Does it happen in all cases of adultery? No.
Does it happen in the majority of cases of adultery? No.
Does it happen often enough that it is a foreseeable consequence of adultery? Yes.
Just like all drug users don’t die, all adulterers won’t die, but it doesn’t mean that death isn’t a real consequence of drug use and adultery.
Folk need to think about those consequences long and hard before dipping their pens in someone else’s inkwell (or opening their inkwells to other folk’s pens).

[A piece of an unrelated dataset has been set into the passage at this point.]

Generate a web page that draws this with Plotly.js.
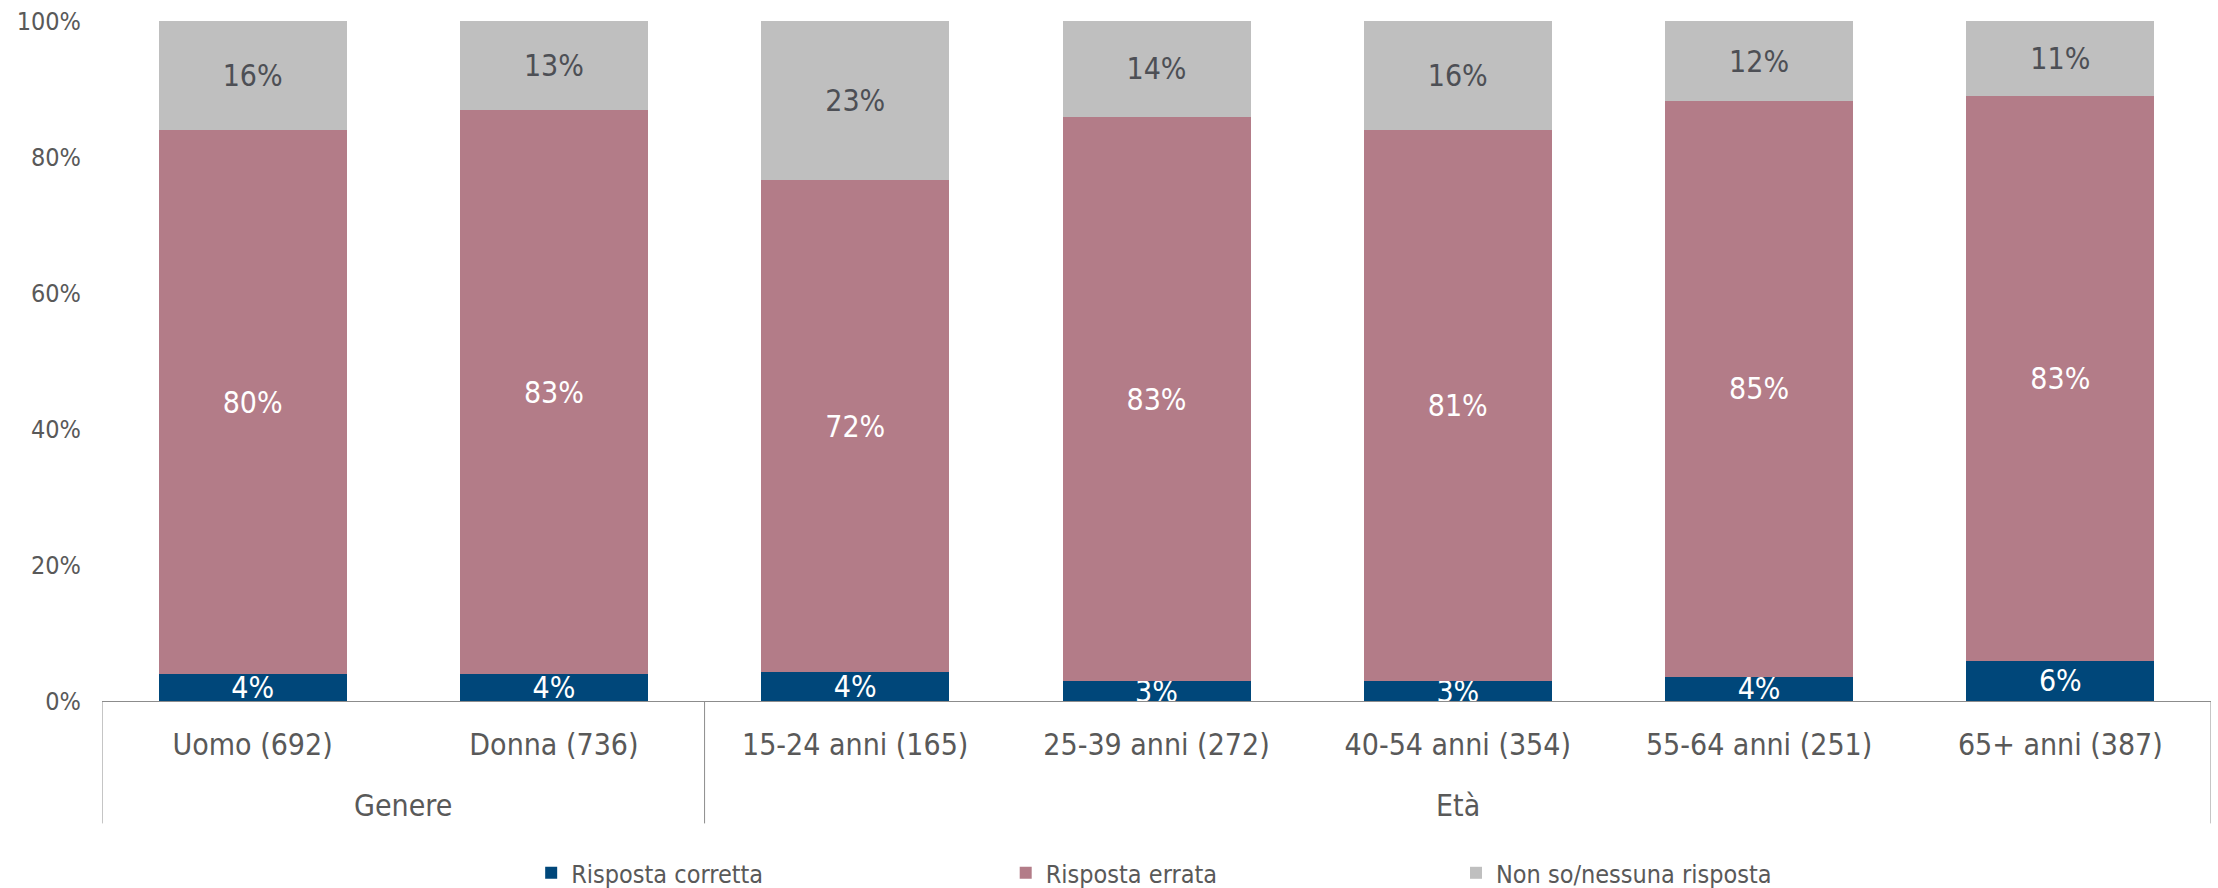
<!DOCTYPE html>
<html><head><meta charset="utf-8">
<script src="https://cdn.plot.ly/plotly-3.0.1.min.js"></script>
<style>html,body{margin:0;padding:0;background:#fff}</style>
</head><body><div id="chart" style="width:2218px;height:888px"></div>
<script>
const categories = ['Uomo (692)','Donna (736)','15-24 anni (165)','25-39 anni (272)','40-54 anni (354)','55-64 anni (251)','65+ anni (387)'];
const groups = ['Genere','Genere','Età','Età','Età','Età','Età'];
const rispostaCorretta = [0.039,0.039,0.042,0.029,0.029,0.036,0.059];
const rispostaErrata   = [0.801,0.830,0.724,0.830,0.811,0.846,0.831];
const nonSo            = [0.160,0.131,0.234,0.141,0.160,0.118,0.110];
const seriesNames = ['Risposta corretta','Risposta errata','Non so/nessuna risposta'];
const seriesValues = [rispostaCorretta, rispostaErrata, nonSo];
const seriesColors = ['#00477A','#B37C88','#BFBFBF'];
const textColors = ['#FFFFFF','#FFFFFF','#4D4F55'];
const yTickVals = [0,0.2,0.4,0.6,0.8,1];
const legendX = [0.2035,0.4285,0.642];

const FONT = '"DejaVu Sans Condensed","Liberation Sans Narrow","DejaVu Sans",sans-serif';
const GREY = '#595959';
const LINE = '#8C8C8C';

const legendIds = ['legend','legend2','legend3'];
const traces = seriesNames.map((name,i)=>({
  type:'bar', name:name, x:categories, y:seriesValues[i],
  marker:{color:seriesColors[i], line:{width:0}},
  texttemplate:'%{y:.0%}', textposition:'inside', insidetextanchor:'middle',
  constraintext:'none',
  textfont:{family:FONT, size:30, color:textColors[i]},
  hoverinfo:'skip', legend:legendIds[i]
}));

// group boundaries & labels
const shapes = [];
const annotations = [];
let start = 0;
shapes.push({type:'line', xref:'x', yref:'paper', x0:-0.5, x1:-0.5, y0:0, y1:-0.18, line:{color:LINE,width:1}});
for (let i=1;i<=groups.length;i++){
  if (i===groups.length || groups[i]!==groups[start]){
    const end = i-1;
    shapes.push({type:'line', xref:'x', yref:'paper', x0:end+0.5, x1:end+0.5, y0:0, y1:-0.18, line:{color:LINE,width:1}});
    annotations.push({xref:'x', yref:'paper', x:(start+end)/2, y:-0.154, yanchor:'middle', xanchor:'center',
      showarrow:false, text:groups[start], font:{family:FONT,size:30,color:GREY}});
    start = i;
  }
}

const layout = {
  width:2218, height:888,
  margin:{l:102, r:7, t:21, b:187, autoexpand:false},
  paper_bgcolor:'#fff', plot_bgcolor:'#fff',
  barmode:'stack', bargap:0.376,
  font:{family:FONT, color:GREY},
  xaxis:{type:'category', range:[-0.5,6.5], showline:true, linecolor:LINE, linewidth:1,
    ticks:'', showgrid:false, zeroline:false, ticklabelstandoff:17,
    tickfont:{family:FONT,size:30,color:GREY}},
  yaxis:{range:[0,1], tickvals:yTickVals, tickformat:'.0%', showgrid:false, zeroline:false,
    showline:false, ticks:'', ticklabelstandoff:20, tickfont:{family:FONT,size:25,color:GREY}},
  shapes:shapes, annotations:annotations,
  showlegend:true
};
legendIds.forEach((id,i)=>{
  layout[id] = {orientation:'h', x:legendX[i], xanchor:'left', xref:'paper', y:-0.253, yanchor:'middle', yref:'paper',
    font:{family:FONT,size:25,color:GREY}, bgcolor:'rgba(0,0,0,0)', itemwidth:30};
});

Plotly.newPlot('chart', traces, layout, {staticPlot:true, displayModeBar:false});
</script></body></html>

Maybe if they did we wouldn’t have to hear about these type of tragedies that impact not just the adulterer and the murderer, but also the families they leave behind.
Tags: Infidelity Marriage
Clapping loudly…
Amen to this post. Most men seem to forget the saying ” Don’t start none, won’t be none”. It had drama written all over it. Women are emotion creatures, and we can only take a certain amount of bullshit. Her bullshit quota was on max. How would you feel if someone lie to you constantly? Not that I think death to the person but if pushed I can see why. I was married to a man who I thought would never cheat on me in a million years. HA!! He was dipping to another sate to see a girl under the guise that he was going fishing, help his friend move, or my favorite: had to go out of town for work. Each time, he wouldn’t have his phone on (how convenient) or forget his phone cord (yeah right). As much as I tired to believe him, it didn’t add up. When he came to me taking about separating cause he felt we fight too much (about the dumb shit he was doing) I conceded. I pack up my shit and left. I found out about her in an email, a receipt in his wallet, and his loose lip sisterl. After three years of his bullshit, he finally divorce me and married his side boo. They have been married going on for two years now ( 1 whole year dipping with me). I laugh cause I know that I was this close to cleaning his clock, but I refuse to do jail time for someone so trifling.
First a cheater always a cheater. Glad she took him off my hands!! I pray that Mrs. McNair will find some solace in knowing that she wasn’t to blame. Most women know when their man is not right. You have to know when to let them go and move on with your life. I am not messing with him anymore, and know that they is a man for me that will love me and respect the vows we took.
I WHOLEHEARTEDLY agree. Something to many of his defenders seem to forget.